Analysis: The classification of income under the statutory heads is for computation only and does not by itself determine the true commercial character of the income. Dividend income may be treated as business income if the underlying shares form part of the assessee's trading assets or are shown to be held as business assets. On the facts, apart from the Indian subsidiary, there was no adequate material to show that the other shareholdings were acquired or held as an incident of the assessee's tea business or that they brought any business advantage.
Conclusion: The dividend income could not be treated as business income on the material before the authorities, and this claim failed against the assessee.
Issue (ii): Whether the claim relating to carry forward of unabsorbed depreciation for the earlier assessment year could be rejected without reconsideration on merits.
Analysis: The depreciation claim arising from the earlier assessment year was separately open for consideration in the revision proceeding for the relevant year. The fact that its acceptance might have consequences for another pending assessment did not bar the Commissioner from deciding the claim on its own merits. The refusal to grant relief merely because of the pending connected appeal was therefore unwarranted.

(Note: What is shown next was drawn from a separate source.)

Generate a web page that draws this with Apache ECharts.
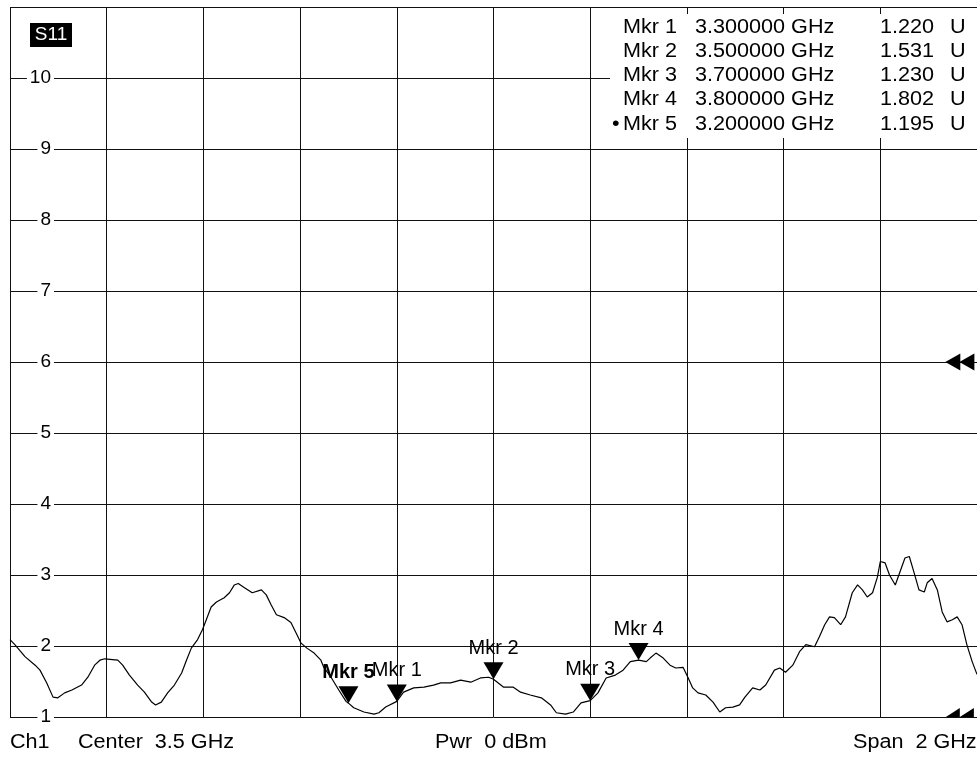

Conclusion: The order declining relief on this aspect was set aside and the matter was directed to be reconsidered on merits, in favour of the assessee to that extent.
Final Conclusion: The decision affirmed the rejection of the assessee's claim that the dividend income was business income, but interfered with the treatment of the unabsorbed depreciation claim and required fresh consideration of that issue.
Ratio Decidendi: Whether income from investments is business income depends on the real commercial character of the asset and whether the shares are shown to be trading assets or otherwise incidental to the business; a statutory authority cannot refuse to decide a claim on its merits merely because the decision may affect another pending assessment.